The Justice Department has been seeking the U.S. owners of overseas bank accounts for quite some time, and the issue heated up quite a bit this year. In fact, it is not going to go away – and will be even more significant in 2014.

For one thing, New Year’s Eve Day is the deadline for Swiss banks to notify the Justice Department that they are seeking non-prosecution agreements to resolve past cross-border criminal tax under the Program for Non-Prosecution Agreements or Non-Target Letters for Swiss Banks that was announced several months ago in a joint statement signed by Deputy Attorney General James M. Cole and Ambassador Manuel Sager of Switzerland. 

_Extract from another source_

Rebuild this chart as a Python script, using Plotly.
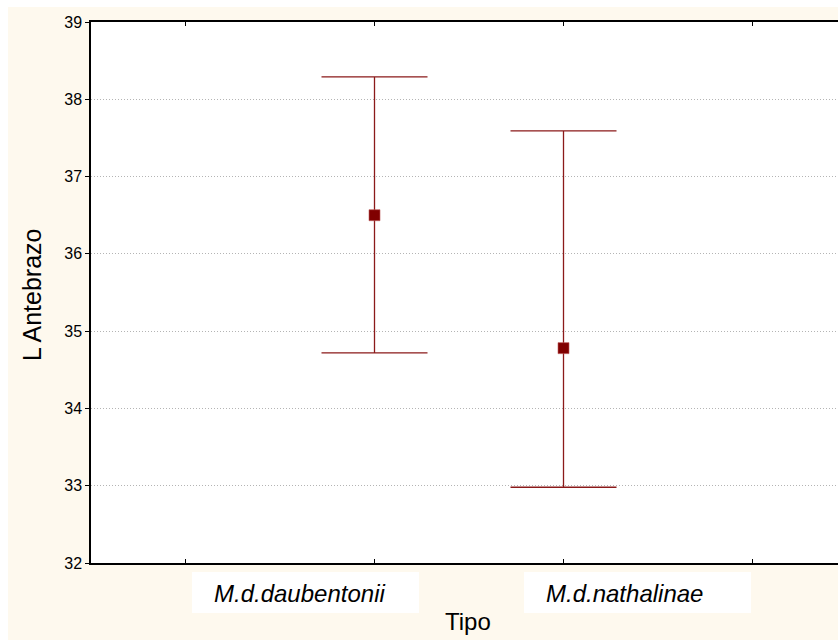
import plotly.graph_objects as go

# Data
categories = ["M.d.daubentonii", "M.d.nathalinae"]
cat_pos = [1, 2]
means = [36.50, 34.78]
upper = [38.29, 37.59]
lower = [34.72, 32.98]
y_ticks = [32, 33, 34, 35, 36, 37, 38, 39]

W, H = 838, 640
L, R, T, B = 91, 0, 22, 77
PW, PH = W - L - R, H - T - B

def px(x):
    return (x - L) / PW

def py(y):
    return (H - B - y) / PH

FONT = "Liberation Sans, Arial, sans-serif"
RED = "#800000"
LINE_RED = "#8b1a1a"

err_plus = [u - m for u, m in zip(upper, means)]
err_minus = [m - l for m, l in zip(means, lower)]

fig = go.Figure()
fig.add_trace(go.Scatter(
    x=cat_pos, y=means, mode="markers",
    marker=dict(symbol="square", size=11, color=RED,
                line=dict(color="rgba(190,90,90,0.6)", width=1)),
    error_y=dict(type="data", array=err_plus, arrayminus=err_minus,
                 color=LINE_RED, thickness=1.3, width=53, symmetric=False),
    showlegend=False, hoverinfo="skip",
))

shapes = [
    # white outer border strips (top and left)
    dict(type="rect", xref="paper", yref="paper", x0=px(0), x1=px(8), y0=py(H), y1=py(0),
         fillcolor="white", line_width=0, layer="below"),
    dict(type="rect", xref="paper", yref="paper", x0=px(0), x1=px(W), y0=py(7), y1=py(0),
         fillcolor="white", line_width=0, layer="below"),
]
annotations = []
label_boxes = [(192, 419), (524, 751)]
for (bx0, bx1), name in zip(label_boxes, categories):
    shapes.append(dict(type="rect", xref="paper", yref="paper",
                       x0=px(bx0), x1=px(bx1), y0=py(613), y1=py(572),
                       fillcolor="white", line_width=0, layer="below"))
    annotations.append(dict(text="<i>" + name + "</i>", xref="paper", yref="paper",
                            x=px(bx0 + 20), y=py(593), xanchor="left", yanchor="middle",
                            showarrow=False, font=dict(family=FONT, size=24, color="black")))

annotations.append(dict(text="Tipo", xref="paper", yref="paper", x=px(468), y=py(621),
                        xanchor="center", yanchor="middle", showarrow=False,
                        font=dict(family=FONT, size=24, color="black")))
annotations.append(dict(text="L Antebrazo", xref="paper", yref="paper", x=px(32), y=py(295),
                        xanchor="center", yanchor="middle", textangle=-90, showarrow=False,
                        font=dict(family=FONT, size=25, color="black")))

fig.update_layout(
    width=W, height=H,
    margin=dict(l=L, r=R, t=T, b=B, pad=0),
    paper_bgcolor="#fef9ee",
    plot_bgcolor="white",
    shapes=shapes,
    annotations=annotations,
    xaxis=dict(range=[-0.5, -0.5 + (W - L - R) / 189.0], tickvals=[0, 1, 2, 3],
               showticklabels=False, ticks="inside", ticklen=4, tickwidth=1, tickcolor="black",
               showline=True, linecolor="black", linewidth=1.5, mirror="allticks",
               showgrid=False, zeroline=False, fixedrange=True),
    yaxis=dict(range=[32, 39], tickvals=y_ticks, ticktext=[str(v) for v in y_ticks],
               ticks="outside", ticklen=4, tickwidth=1, tickcolor="black",
               showline=True, linecolor="black", linewidth=1.5,
               showgrid=True, gridcolor="#b4b4b4", griddash="1px,2px", gridwidth=1,
               zeroline=False, tickfont=dict(family=FONT, size=16, color="black"),
               fixedrange=True),
    font=dict(family=FONT, color="black"),
)

fig.write_html("out.html", config={"displayModeBar": False})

But the DOJ’s efforts go beyond Swiss banks. Consider that in the past six months or so alone, the Justice Department has obtained two convictions after trial and six guilty pleas of defendants who maintained, or assisted others in maintaining, undeclared bank accounts in foreign countries.  Here’s a reminder: 

-          In October 2013, Dr. Patricia Lynn Hough of Englewood, Fla., was convicted by a jury in Fort Myers, Fla., of conspiring to defraud the IRS and of filing false individual income tax returns.  According to evidence presented at trial, Hough concealed millions of dollars in assets and income in offshore bank accounts at UBS and other foreign banks, and filed tax returns that failed to report the existence of those foreign accounts or the income earned in those accounts.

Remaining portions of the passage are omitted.